Focus stacking a grasshopper

On my last post I described my ordeal trying to do a focus stacking shot of a snail. That attempt ended up with the photographer throwing in the sponge and settling for a single focus point shot. A couple of days later, I met this grasshopper lazying in the sun, on a white towel that was on my balcony. I grabbed my camera and tripod and prepared to try to take a few shots to make a focus stack of its ugly mug. Given the fact that the grasshopper was so exposed and vulnerable and with a fresh memory of my bout (so to speak) with the snail a few days before, I was expecting it to be nervous with my presence rendering my attempt to focus stack the little creature a failure.
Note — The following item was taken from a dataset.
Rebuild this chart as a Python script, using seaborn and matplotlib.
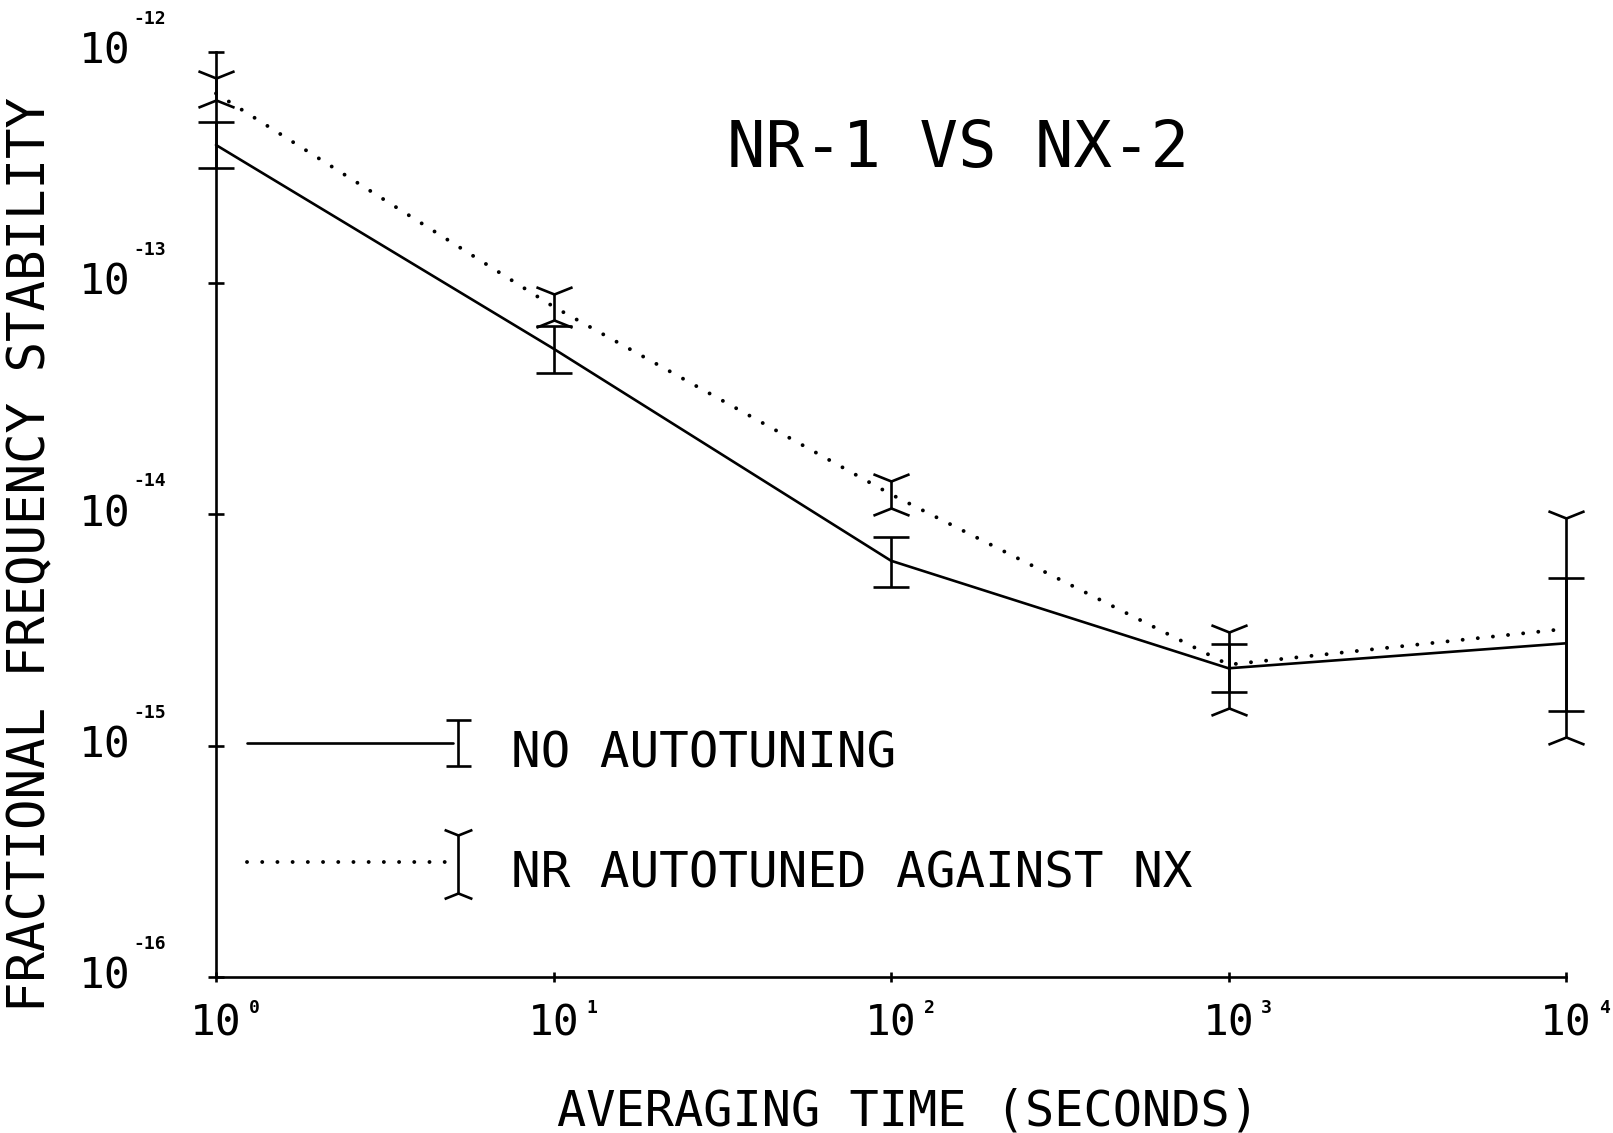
import numpy as np
import seaborn as sns
import matplotlib.pyplot as plt
from matplotlib.path import Path
from matplotlib.transforms import blended_transform_factory

# values (averaging time in seconds, fractional stability)
tau = [1, 10, 100, 1000, 10000]
no_auto = [3.95e-13, 5.2e-14, 6.3e-15, 2.16e-15, 2.77e-15]
no_auto_lo = [3.13e-13, 4.1e-14, 4.86e-15, 1.70e-15, 1.41e-15]
no_auto_hi = [4.97e-13, 6.5e-14, 7.96e-15, 2.75e-15, 5.32e-15]
auto = [6.6e-13, 7.9e-14, 1.22e-14, 2.24e-15, 3.2e-15]
auto_lo = [6.2e-13, 6.9e-14, 1.07e-14, 1.45e-15, 1.09e-15]
auto_hi = [7.7e-13, 9.0e-14, 1.40e-14, 3.10e-15, 9.6e-15]

x_exps = ["0", "1", "2", "3", "4"]
y_exps = ["-12", "-13", "-14", "-15", "-16"]
legend_labels = ["NO AUTOTUNING", "NR AUTOTUNED AGAINST NX"]

sns.set_style("ticks", {"axes.edgecolor": "black", "text.color": "black",
                        "xtick.color": "black", "ytick.color": "black"})
plt.rcParams['font.family'] = ['DejaVu Sans Mono', 'DejaVu Sans']

fig = plt.figure(figsize=(16.13, 11.33), dpi=100)
ax = fig.add_axes([0.1339, 0.1377, 0.8370, 0.8167])

LW = 1.9
dotted = (0, (0.01, 3.9))

# V / inverted-V cap markers for the autotuned series
cap_up = Path([(-1, 0.4), (0, 0), (1, 0.4)], [Path.MOVETO, Path.LINETO, Path.LINETO])
cap_dn = Path([(-1, -0.4), (0, 0), (1, -0.4)], [Path.MOVETO, Path.LINETO, Path.LINETO])

sns.lineplot(x=tau, y=no_auto, ax=ax, color='black', lw=LW, clip_on=False)
sns.lineplot(x=tau, y=auto, ax=ax, color='black', lw=2.8, linestyle=dotted,
             dash_capstyle='round', clip_on=False)

na = np.array(no_auto)
eb1 = ax.errorbar(tau, na, yerr=[na - np.array(no_auto_lo), np.array(no_auto_hi) - na],
                  fmt='none', ecolor='black', elinewidth=LW, capsize=13, capthick=LW)
au = np.array(auto)
eb2 = ax.errorbar(tau, au, yerr=[au - np.array(auto_lo), np.array(auto_hi) - au],
                  fmt='none', ecolor='black', elinewidth=LW, capsize=0)
for eb in (eb1, eb2):
    for art in eb.lines[1] + eb.lines[2]:
        art.set_clip_on(False)
ax.plot(tau, auto_hi, ls='none', marker=cap_up, ms=26, mew=LW, mfc='none', mec='black',
        clip_on=False)
ax.plot(tau, auto_lo, ls='none', marker=cap_dn, ms=26, mew=LW, mfc='none', mec='black',
        clip_on=False)

ax.set_xscale('log')
ax.set_yscale('log')
ax.set_xlim(1, 1e4)
ax.set_ylim(1e-16, 1e-12)
x_ticks = [10.0 ** int(e) for e in x_exps]
y_ticks = [10.0 ** int(e) for e in y_exps]
ax.set_xticks(x_ticks)
ax.set_yticks(y_ticks)
ax.minorticks_off()
ax.set_xticklabels([])
ax.set_yticklabels([])
ax.tick_params(axis='y', direction='inout', length=11, width=LW, color='black')
ax.tick_params(axis='x', direction='inout', length=7, width=LW, color='black')
sns.despine(ax=ax)
for s in ('left', 'bottom'):
    ax.spines[s].set_linewidth(LW)
    ax.spines[s].set_color('black')

# tick labels drawn as "10" with a raised exponent, plotter style
ty = blended_transform_factory(ax.transAxes, ax.transData)
for v, e in zip(y_ticks, y_exps):
    ax.annotate("10", xy=(0, v), xycoords=ty, xytext=(-111, 0), textcoords='offset pixels',
                ha='center', va='center', fontsize=31, color='black')
    ax.annotate(e, xy=(0, v), xycoords=ty, xytext=(-66, 33), textcoords='offset pixels',
                ha='center', va='center', fontsize=13, fontweight='bold', color='black')
tx = blended_transform_factory(ax.transData, ax.transAxes)
for v, e in zip(x_ticks, x_exps):
    ax.annotate("10", xy=(v, 0), xycoords=tx, xytext=(0, -47), textcoords='offset pixels',
                ha='center', va='center', fontsize=31, color='black')
    ax.annotate(e, xy=(v, 0), xycoords=tx, xytext=(38, -31), textcoords='offset pixels',
                ha='center', va='center', fontsize=13, fontweight='bold', color='black')

ax.text(0.5496, 0.8948, "NR-1 VS NX-2", transform=ax.transAxes, ha='center', va='center',
        fontsize=46, color='black')

# hand-drawn legend
ta = ax.transAxes
ax.plot([0.023, 0.1756], [0.2529, 0.2529], color='black', lw=LW, transform=ta)
ax.errorbar([0.179], [0.2529], yerr=[[0.0249], [0.0248]], fmt='none', ecolor='black',
            elinewidth=LW, capsize=9, capthick=LW, transform=ta)
ax.plot([0.023, 0.172], [0.1243, 0.1243], color='black', lw=2.8, linestyle=dotted,
        dash_capstyle='round', transform=ta)
ax.plot([0.179, 0.179], [0.0908, 0.1535], color='black', lw=LW, transform=ta)
ax.plot([0.179], [0.1535], marker=cap_up, ms=20, mew=LW, mfc='none', mec='black', transform=ta)
ax.plot([0.179], [0.0908], marker=cap_dn, ms=20, mew=LW, mfc='none', mec='black', transform=ta)
ax.text(0.2185, 0.241, legend_labels[0], transform=ta, ha='left', va='center',
        fontsize=35.5, color='black')
ax.text(0.2185, 0.1113, legend_labels[1], transform=ta, ha='left', va='center',
        fontsize=35.5, color='black')

fig.text(0.0192, 0.5102, "FRACTIONAL FREQUENCY STABILITY", rotation=90, ha='center',
         va='center', fontsize=36.5, color='black')
fig.text(0.563, 0.0194, "AVERAGING TIME (SECONDS)", ha='center', va='center', fontsize=35,
         color='black')

fig.savefig("out.png", dpi=100)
To my surprise, it was quite tolerant to my presence. It kept that sort of stare-down that anticipates a clash between two UFC fighters but it did not flee the set. Indifferent to its stare down (with those funny goggles it is hard to be taken seriously) I managed to take quite a few photos and to try a couple of different compositions, choosing a lower perspective to avoid part of the background, leaving only a strip of green and sky. Despite the fact that I managed to take 10 photos from the same perspective but with different focus points, I ended up using only 3 photos for the stacking. This choice was due to the fact that, although I had quite a few different focus points, there were some out-of-focus spots within the focused area, mainly in the foreground, that were quite distracting and spoiled the effect. Therefore, I chose to focus only the grasshopper but to cover as much of it as possible. When I was just about to take a few more shots, but trying to diffuse the harsh direct sun light with a white t-shirt (the first diffusor I could grab), the grasshopper got fed up with my attention and flew away. What is the outcome of this rendezvous? A focus stacking photo of a grasshopper and the conclusion that it is easier to do a focus stacking of a grasshopper than of a snail. Who would have thought that?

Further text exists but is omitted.